Sample	Composition	Modulus (GPa)	Hardness (GPa)

Alloy 1	VNbTaMoTi	171 ± 4	5.6 ± 0.1
Alloy 2	VNbTaTiRe	230 ± 7	9.7 ± 0.2
Alloy 3	NbMoTaReW	355 ± 15	8.0 ± 0.1
Alloy 4	VNbMoTaTiW	216 ± 6	7.7 ± 0.2
Alloy 5	VNbMoTaReW	328 ± 13	10.5 ± 0.3
Alloy 6	VNbTaTiMoReW	271 ± 11	9.6 ± 0.2

In Summary, the stability of multi-component single phase high-entropy alloys (HEAs) comprises five or more metallic elements, is competed with phase separation and formation of intermetallic compound. Using a combination of thermodynamic modeling and experiments, a simple criterion to identify single phase solid solution HEAs was developed. Careful experiment on micro/crystal structure of the selected alloys revealed the newly discovered alloys have BCC crystal structure. These alloys display various interesting physical and mechanical properties, which may be useful to many fields.
A new family of single phase solid solution HEA is discovered, which comprises various combinations of V, Nb, Ta, Ti, Mo, W and Re. Only alloys with more than four elements are considered because, according to the equation ΔS_mix=RInN discussed hereinabove, mixing entropy for 4 element is less than 1.6R. By definition only alloys with mixing entropy larger than 1.6R are considered. Thus, the new family of alloys encompassed by the present invention comprises one 7-element, seven 6-element and twenty-one 5-element HEAs, which are set forth hereinbelow.
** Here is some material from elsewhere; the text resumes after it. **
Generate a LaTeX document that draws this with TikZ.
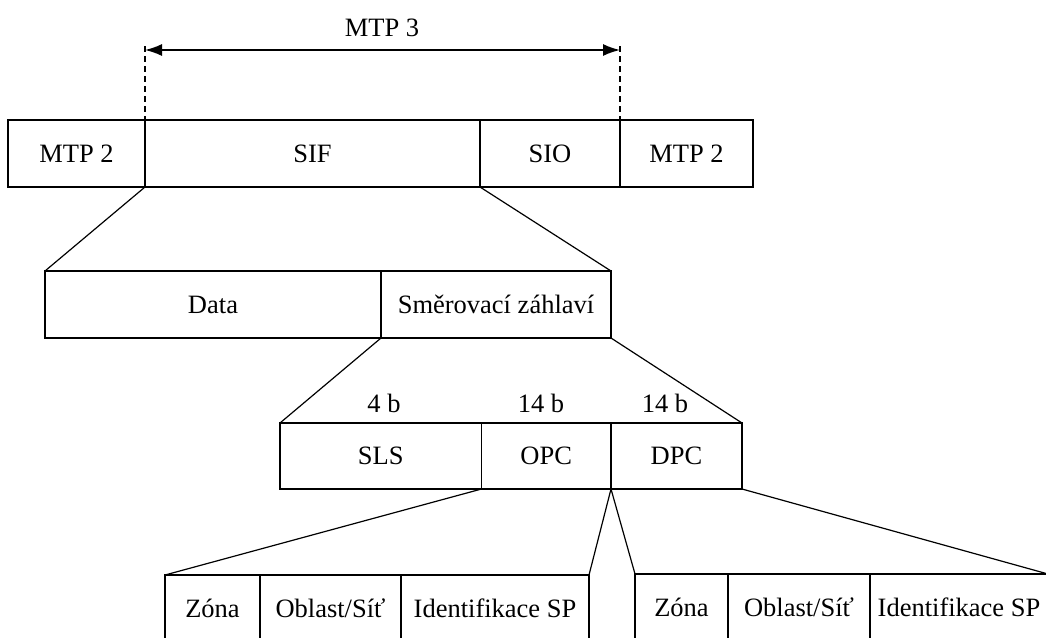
\documentclass[tikz,border=0pt]{standalone}
\usepackage{fontspec}
\setmainfont{Liberation Serif}
\usetikzlibrary{arrows.meta}
\begin{document}
\begin{tikzpicture}[x=1pt,y=-1pt,
  line width=1.2pt,
  cell/.style={draw, line width=1.2pt, inner sep=0pt, outer sep=0pt, anchor=center,
    font=\fontsize{26.5}{30}\selectfont},
  lbl/.style={inner sep=0pt, font=\fontsize{26.5}{30}\selectfont},
  link/.style={line width=1.2pt},
  dash line/.style={dashed, dash pattern=on 6pt off 4pt, line width=1.1pt}]
\clip (0,0) rectangle (1046,637);
\fill[white] (0,0) rectangle (1046,637);
% top row
\node[cell, minimum width=137, minimum height=67] (mtpa) at (76.5,153.5) {MTP 2};
\node[cell, minimum width=335, minimum height=67] (sif) at (312.5,153.5) {SIF};
\node[cell, minimum width=140, minimum height=67] (sio) at (550,153.5) {SIO};
\node[cell, minimum width=133, minimum height=67] (mtpb) at (686.5,153.5) {MTP 2};
% MTP 3
\coordinate (al) at (145,50);
\coordinate (ar) at (620,50);
\coordinate (dl) at (145,46);
\coordinate (dr) at (620,46);
\node[lbl] (mtp3) at (382,28) {MTP 3};
\draw[dash line] (dl) -- (sif.north west);
\draw[dash line] (dr) -- (sio.north east);
\draw[line width=1.6pt, {Latex[length=17pt,width=12pt]}-{Latex[length=17pt,width=12pt]}] (al) -- (ar);
% second row
\node[cell, minimum width=336, minimum height=67] (data) at (213,304.5) {Data};
\node[cell, minimum width=230, minimum height=67] (smer) at (496,304.5) {Směrovací záhlaví};
\draw[link] (sif.south west) -- (data.north west);
\draw[link] (sio.south west) -- (smer.north east);
% third row
\node[cell, minimum width=201.5, minimum height=66] (sls) at (380.75,456) {SLS};
\node[cell, minimum width=129.5, minimum height=66] (opc) at (546.25,456) {OPC};
\node[cell, minimum width=131, minimum height=66] (dpc) at (676.5,456) {DPC};
\node[lbl] (b1) at (384,403) {4 b};
\node[lbl] (b2) at (541,403) {14 b};
\node[lbl] (b3) at (665,403) {14 b};
\draw[link] (data.south east) -- (sls.north west);
\draw[link] (smer.south east) -- (dpc.north east);
% bottom row left
\node[cell, minimum width=95, minimum height=67] (za) at (212.5,608.5) {Zóna};
\node[cell, minimum width=141, minimum height=67] (oa) at (330.5,608.5) {Oblast/Síť};
\node[cell, minimum width=188, minimum height=67] (ia) at (495,608.5) {Identifikace SP};
% bottom row right
\node[cell, minimum width=93, minimum height=67] (zb) at (681.5,607.5) {Zóna};
\node[cell, minimum width=142, minimum height=67] (ob) at (799,607.5) {Oblast/Síť};
\node[cell, minimum width=178, minimum height=67] (ib) at (959,607.5) {Identifikace SP};
\draw[link] (opc.south west) -- (za.north west);
\draw[link] (opc.south east) -- (ia.north east);
\draw[link] (opc.south east) -- (zb.north west);
\draw[link] (dpc.south east) -- (ib.north east);
\end{tikzpicture}
\end{document}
For all of the compositions of the present invention, relative amounts of each element are ideally about atomically equal, but can vary, preferably no more than ±15 atomic %, more preferably no more than ±10 atomic %, most preferably no more than ±5 atomic %.
Compositions that fall within the scope of the present invention include the following: (i) one 7-element alloy: VNbTaTiMoWRe; (ii) Seven 6-element alloys: VNbTaTiMoW, VNbTaTiMoRe, VNbTaTiWRe, VNbTaMoWRe, VNbTiMoWRe, VTaTiMoWRe, NbTaTiMoWRe; and (iii) twenty-one 5-element alloys: VNbTaTiMo, VNbTaTiW, VNbTaMoW, VNbTiMoW, VTaTiMoW, NbTaTiMoW, VNbTaTiRe, VNbTaMoRe, VNbTiMoRe, VTaTiMoRe, NbTaTiMoRe, VNbTaWRe, VNbTiWRe, VTaTiWRe, NbTaTiWRe, VNbMoWRe, VTaMoWRe, NbTaMoWRe, VTiMoWRe, NbTiMoWRe, TaTiMoWRe.
While there has been shown and described what are at present considered to be examples of the invention, it will be obvious to those skilled in the art that various changes and modifications can be prepared therein without departing from the scope of the inventions defined by the appended claims.

Claims

1. A multi-component high-entropy alloy consisting essentially of a solid solution composition selected from the group consisting of: VNbTaTiMoWRe, VNbTaTiMoW, VNbTaTiMoRe, VNbTaTiWRe, VNbTaMoWRe, VNbTiMoWRe, VTaTiMoWRe, NbTaTiMoWRe, VNbTaTiMo, VNbTaTiW, VNbTaMoW, VNbTiMoW, VTaTiMoW, NbTaTiMoW, VNbTaTiRe, VNbTaMoRe, VNbTiMoRe, VTaTiMoRe, NbTaTiMoRe, VNbTaWRe, VNbTiWRe, VTaTiWRe, NbTaTiWRe, VNbMoWRe, VTaMoWRe, NbTaMoWRe, VTiMoWRe, NbTiMoWRe, TaTiMoWRe, wherein relative amounts of each element vary by no more than ±15 atomic %.

2. A multi-component high-entropy alloy in accordance with claim 1 wherein relative amounts of each element vary by no more than ±10 atomic %.

3. A multi-component high-entropy alloy in accordance with claim 2 wherein relative amounts of each element vary by no more than ±5 atomic %.